WHAT THIS TASK INVOLVES: Exclude images, then output the remaining data verbatim.

STORED DATA:
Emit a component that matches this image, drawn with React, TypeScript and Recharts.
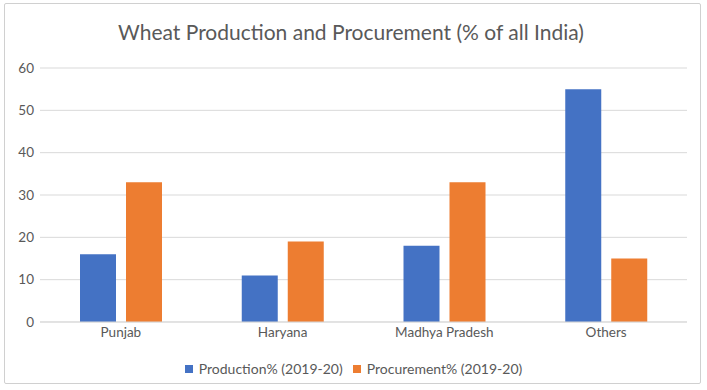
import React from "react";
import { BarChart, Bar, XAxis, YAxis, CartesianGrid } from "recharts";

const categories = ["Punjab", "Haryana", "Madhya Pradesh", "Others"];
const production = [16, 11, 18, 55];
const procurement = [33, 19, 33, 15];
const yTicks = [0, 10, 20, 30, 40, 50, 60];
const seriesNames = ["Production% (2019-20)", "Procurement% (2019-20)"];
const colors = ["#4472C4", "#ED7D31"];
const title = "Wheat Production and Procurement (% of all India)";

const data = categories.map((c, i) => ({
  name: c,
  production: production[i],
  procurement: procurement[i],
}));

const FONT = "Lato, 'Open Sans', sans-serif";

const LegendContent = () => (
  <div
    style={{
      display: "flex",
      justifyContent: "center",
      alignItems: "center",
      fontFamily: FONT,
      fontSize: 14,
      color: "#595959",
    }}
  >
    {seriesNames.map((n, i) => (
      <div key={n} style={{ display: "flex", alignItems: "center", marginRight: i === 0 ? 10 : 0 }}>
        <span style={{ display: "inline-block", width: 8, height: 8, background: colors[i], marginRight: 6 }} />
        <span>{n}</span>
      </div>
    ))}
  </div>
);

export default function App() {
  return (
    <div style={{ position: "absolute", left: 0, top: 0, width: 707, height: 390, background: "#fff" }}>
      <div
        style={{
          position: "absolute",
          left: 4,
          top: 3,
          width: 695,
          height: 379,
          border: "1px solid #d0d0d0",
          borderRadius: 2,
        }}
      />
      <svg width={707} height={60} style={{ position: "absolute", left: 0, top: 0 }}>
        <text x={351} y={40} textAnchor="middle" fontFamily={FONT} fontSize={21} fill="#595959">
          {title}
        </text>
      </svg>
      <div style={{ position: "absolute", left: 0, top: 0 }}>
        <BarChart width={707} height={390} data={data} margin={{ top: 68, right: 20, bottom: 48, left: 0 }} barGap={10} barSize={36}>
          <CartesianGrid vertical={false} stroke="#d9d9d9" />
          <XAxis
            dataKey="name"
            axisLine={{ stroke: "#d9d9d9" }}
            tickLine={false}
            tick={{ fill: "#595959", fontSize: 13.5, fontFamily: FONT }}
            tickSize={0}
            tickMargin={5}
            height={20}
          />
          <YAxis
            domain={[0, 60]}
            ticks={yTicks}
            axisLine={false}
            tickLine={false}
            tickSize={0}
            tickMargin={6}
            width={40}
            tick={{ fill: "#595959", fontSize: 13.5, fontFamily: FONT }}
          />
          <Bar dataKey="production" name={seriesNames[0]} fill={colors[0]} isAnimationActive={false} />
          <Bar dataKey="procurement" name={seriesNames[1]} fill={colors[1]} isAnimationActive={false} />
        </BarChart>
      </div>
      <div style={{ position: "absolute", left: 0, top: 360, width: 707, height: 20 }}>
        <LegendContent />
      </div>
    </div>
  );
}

REPLY TO THE TASK:
Emit a component that matches this image, drawn with React, TypeScript and Recharts.
import React from "react";
import { BarChart, Bar, XAxis, YAxis, CartesianGrid } from "recharts";

const categories = ["Punjab", "Haryana", "Madhya Pradesh", "Others"];
const production = [16, 11, 18, 55];
const procurement = [33, 19, 33, 15];
const yTicks = [0, 10, 20, 30, 40, 50, 60];
const seriesNames = ["Production% (2019-20)", "Procurement% (2019-20)"];
const colors = ["#4472C4", "#ED7D31"];
const title = "Wheat Production and Procurement (% of all India)";

const data = categories.map((c, i) => ({
  name: c,
  production: production[i],
  procurement: procurement[i],
}));

const FONT = "Lato, 'Open Sans', sans-serif";

const LegendContent = () => (
  <div
    style={{
      display: "flex",
      justifyContent: "center",
      alignItems: "center",
      fontFamily: FONT,
      fontSize: 14,
      color: "#595959",
    }}
  >
    {seriesNames.map((n, i) => (
      <div key={n} style={{ display: "flex", alignItems: "center", marginRight: i === 0 ? 10 : 0 }}>
        <span style={{ display: "inline-block", width: 8, height: 8, background: colors[i], marginRight: 6 }} />
        <span>{n}</span>
      </div>
    ))}
  </div>
);

export default function App() {
  return (
    <div style={{ position: "absolute", left: 0, top: 0, width: 707, height: 390, background: "#fff" }}>
      <div
        style={{
          position: "absolute",
          left: 4,
          top: 3,
          width: 695,
          height: 379,
          border: "1px solid #d0d0d0",
          borderRadius: 2,
        }}
      />
      <svg width={707} height={60} style={{ position: "absolute", left: 0, top: 0 }}>
        <text x={351} y={40} textAnchor="middle" fontFamily={FONT} fontSize={21} fill="#595959">
          {title}
        </text>
      </svg>
      <div style={{ position: "absolute", left: 0, top: 0 }}>
        <BarChart width={707} height={390} data={data} margin={{ top: 68, right: 20, bottom: 48, left: 0 }} barGap={10} barSize={36}>
          <CartesianGrid vertical={false} stroke="#d9d9d9" />
          <XAxis
            dataKey="name"
            axisLine={{ stroke: "#d9d9d9" }}
            tickLine={false}
            tick={{ fill: "#595959", fontSize: 13.5, fontFamily: FONT }}
            tickSize={0}
            tickMargin={5}
            height={20}
          />
          <YAxis
            domain={[0, 60]}
            ticks={yTicks}
            axisLine={false}
            tickLine={false}
            tickSize={0}
            tickMargin={6}
            width={40}
            tick={{ fill: "#595959", fontSize: 13.5, fontFamily: FONT }}
          />
          <Bar dataKey="production" name={seriesNames[0]} fill={colors[0]} isAnimationActive={false} />
          <Bar dataKey="procurement" name={seriesNames[1]} fill={colors[1]} isAnimationActive={false} />
        </BarChart>
      </div>
      <div style={{ position: "absolute", left: 0, top: 360, width: 707, height: 20 }}>
        <LegendContent />
      </div>
    </div>
  );
}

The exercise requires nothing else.